Work to complete: Copy each of the entries below faithfully, setting aside any pictures.

>>

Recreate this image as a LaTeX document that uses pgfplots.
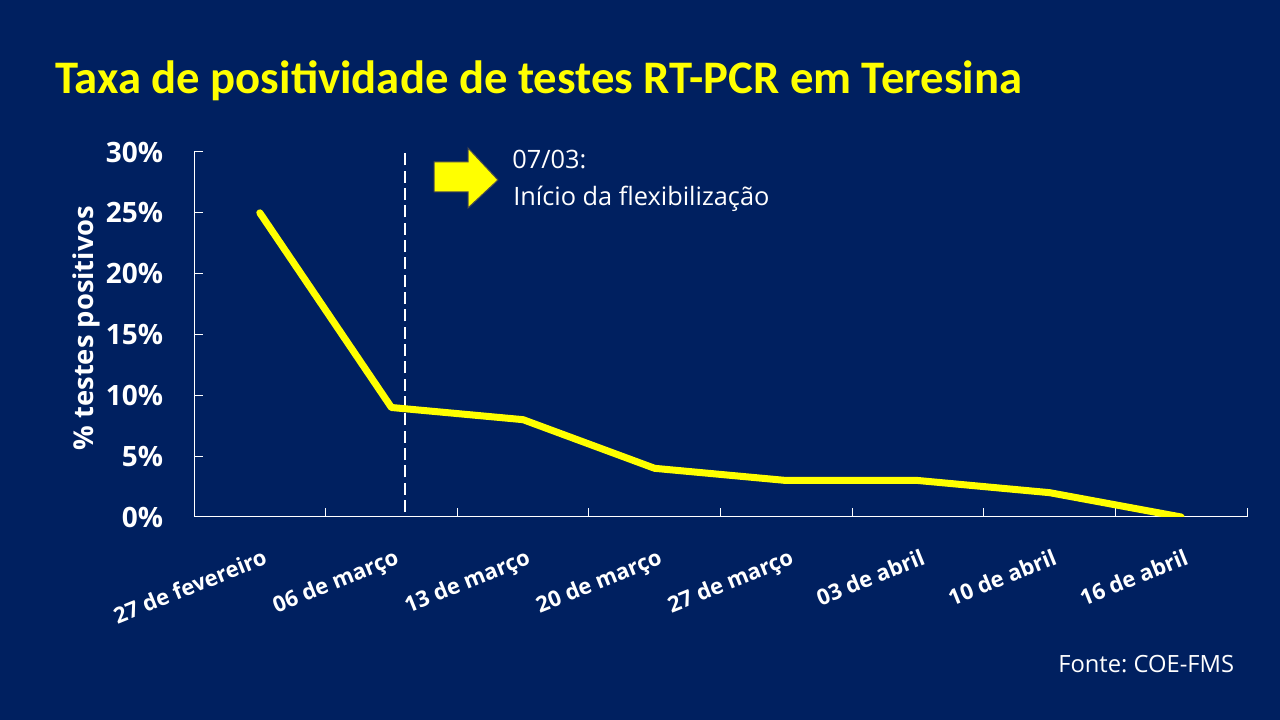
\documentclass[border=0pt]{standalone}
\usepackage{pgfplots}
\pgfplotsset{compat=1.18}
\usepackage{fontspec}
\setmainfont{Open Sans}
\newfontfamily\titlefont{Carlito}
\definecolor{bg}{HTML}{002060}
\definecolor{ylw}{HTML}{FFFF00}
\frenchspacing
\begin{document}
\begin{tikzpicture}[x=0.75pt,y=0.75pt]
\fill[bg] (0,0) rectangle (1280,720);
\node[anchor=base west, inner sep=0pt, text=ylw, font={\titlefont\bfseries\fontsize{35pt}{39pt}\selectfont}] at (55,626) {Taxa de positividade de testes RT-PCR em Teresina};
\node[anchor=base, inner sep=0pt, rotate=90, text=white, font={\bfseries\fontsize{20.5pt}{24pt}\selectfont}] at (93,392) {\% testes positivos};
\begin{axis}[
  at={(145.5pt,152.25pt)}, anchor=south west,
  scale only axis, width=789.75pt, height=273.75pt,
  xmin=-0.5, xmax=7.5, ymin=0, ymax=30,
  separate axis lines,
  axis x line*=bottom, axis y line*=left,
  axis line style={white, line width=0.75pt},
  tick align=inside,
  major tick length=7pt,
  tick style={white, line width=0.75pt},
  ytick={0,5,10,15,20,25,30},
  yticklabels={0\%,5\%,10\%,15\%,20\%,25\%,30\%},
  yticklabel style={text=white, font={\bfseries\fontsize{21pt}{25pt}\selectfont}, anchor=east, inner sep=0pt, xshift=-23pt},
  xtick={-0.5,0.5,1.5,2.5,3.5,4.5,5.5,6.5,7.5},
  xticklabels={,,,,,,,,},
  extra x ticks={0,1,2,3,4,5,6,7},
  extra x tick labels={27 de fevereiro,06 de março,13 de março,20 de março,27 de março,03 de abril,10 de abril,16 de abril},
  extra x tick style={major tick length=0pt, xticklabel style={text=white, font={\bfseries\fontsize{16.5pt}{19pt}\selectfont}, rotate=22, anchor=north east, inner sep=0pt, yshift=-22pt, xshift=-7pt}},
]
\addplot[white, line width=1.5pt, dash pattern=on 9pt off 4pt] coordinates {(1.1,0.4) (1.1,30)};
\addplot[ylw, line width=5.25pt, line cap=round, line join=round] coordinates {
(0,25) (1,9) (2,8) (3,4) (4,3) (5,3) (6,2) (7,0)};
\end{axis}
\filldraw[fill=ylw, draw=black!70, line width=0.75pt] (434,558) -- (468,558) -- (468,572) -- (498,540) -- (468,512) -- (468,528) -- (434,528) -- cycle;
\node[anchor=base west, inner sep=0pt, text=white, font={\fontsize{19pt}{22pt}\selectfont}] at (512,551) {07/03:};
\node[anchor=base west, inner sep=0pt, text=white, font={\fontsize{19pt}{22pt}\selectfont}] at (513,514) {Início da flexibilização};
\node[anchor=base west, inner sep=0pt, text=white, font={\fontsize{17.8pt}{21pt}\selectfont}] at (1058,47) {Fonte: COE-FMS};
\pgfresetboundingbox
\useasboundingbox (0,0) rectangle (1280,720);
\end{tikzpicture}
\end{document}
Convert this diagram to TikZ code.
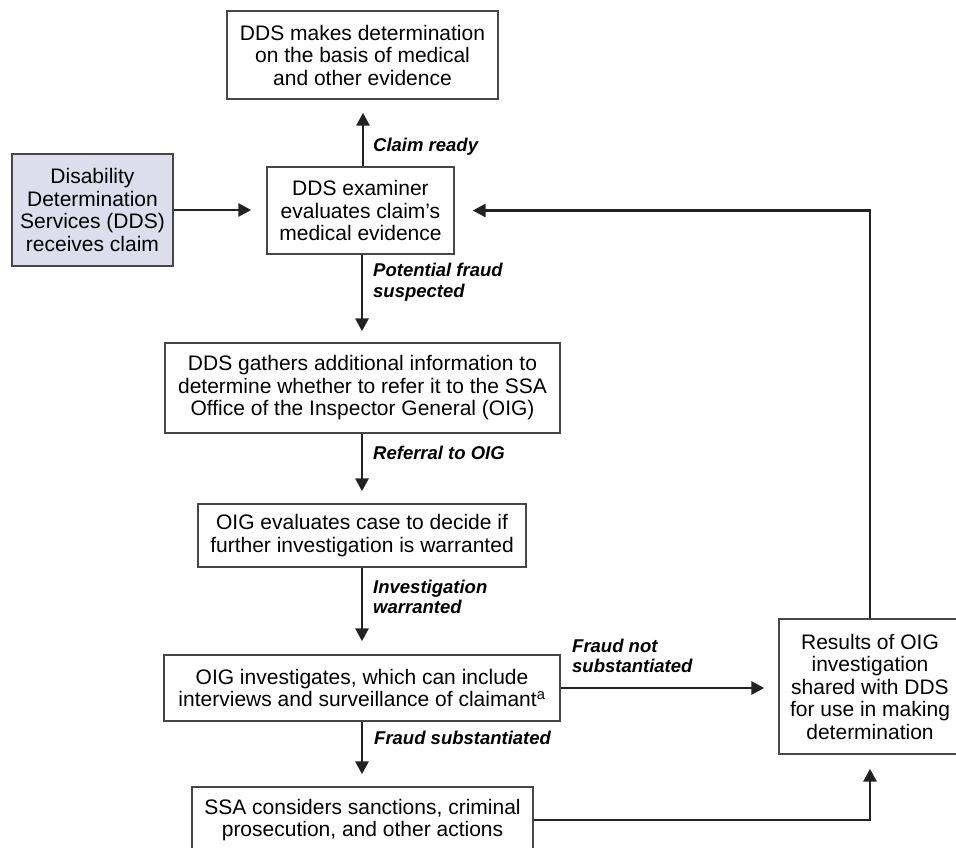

<<

Exercise output:
Recreate this image as a LaTeX document that uses pgfplots.
\documentclass[border=0pt]{standalone}
\usepackage{pgfplots}
\pgfplotsset{compat=1.18}
\usepackage{fontspec}
\setmainfont{Open Sans}
\newfontfamily\titlefont{Carlito}
\definecolor{bg}{HTML}{002060}
\definecolor{ylw}{HTML}{FFFF00}
\frenchspacing
\begin{document}
\begin{tikzpicture}[x=0.75pt,y=0.75pt]
\fill[bg] (0,0) rectangle (1280,720);
\node[anchor=base west, inner sep=0pt, text=ylw, font={\titlefont\bfseries\fontsize{35pt}{39pt}\selectfont}] at (55,626) {Taxa de positividade de testes RT-PCR em Teresina};
\node[anchor=base, inner sep=0pt, rotate=90, text=white, font={\bfseries\fontsize{20.5pt}{24pt}\selectfont}] at (93,392) {\% testes positivos};
\begin{axis}[
  at={(145.5pt,152.25pt)}, anchor=south west,
  scale only axis, width=789.75pt, height=273.75pt,
  xmin=-0.5, xmax=7.5, ymin=0, ymax=30,
  separate axis lines,
  axis x line*=bottom, axis y line*=left,
  axis line style={white, line width=0.75pt},
  tick align=inside,
  major tick length=7pt,
  tick style={white, line width=0.75pt},
  ytick={0,5,10,15,20,25,30},
  yticklabels={0\%,5\%,10\%,15\%,20\%,25\%,30\%},
  yticklabel style={text=white, font={\bfseries\fontsize{21pt}{25pt}\selectfont}, anchor=east, inner sep=0pt, xshift=-23pt},
  xtick={-0.5,0.5,1.5,2.5,3.5,4.5,5.5,6.5,7.5},
  xticklabels={,,,,,,,,},
  extra x ticks={0,1,2,3,4,5,6,7},
  extra x tick labels={27 de fevereiro,06 de março,13 de março,20 de março,27 de março,03 de abril,10 de abril,16 de abril},
  extra x tick style={major tick length=0pt, xticklabel style={text=white, font={\bfseries\fontsize{16.5pt}{19pt}\selectfont}, rotate=22, anchor=north east, inner sep=0pt, yshift=-22pt, xshift=-7pt}},
]
\addplot[white, line width=1.5pt, dash pattern=on 9pt off 4pt] coordinates {(1.1,0.4) (1.1,30)};
\addplot[ylw, line width=5.25pt, line cap=round, line join=round] coordinates {
(0,25) (1,9) (2,8) (3,4) (4,3) (5,3) (6,2) (7,0)};
\end{axis}
\filldraw[fill=ylw, draw=black!70, line width=0.75pt] (434,558) -- (468,558) -- (468,572) -- (498,540) -- (468,512) -- (468,528) -- (434,528) -- cycle;
\node[anchor=base west, inner sep=0pt, text=white, font={\fontsize{19pt}{22pt}\selectfont}] at (512,551) {07/03:};
\node[anchor=base west, inner sep=0pt, text=white, font={\fontsize{19pt}{22pt}\selectfont}] at (513,514) {Início da flexibilização};
\node[anchor=base west, inner sep=0pt, text=white, font={\fontsize{17.8pt}{21pt}\selectfont}] at (1058,47) {Fonte: COE-FMS};
\pgfresetboundingbox
\useasboundingbox (0,0) rectangle (1280,720);
\end{tikzpicture}
\end{document}
Convert this diagram to TikZ code.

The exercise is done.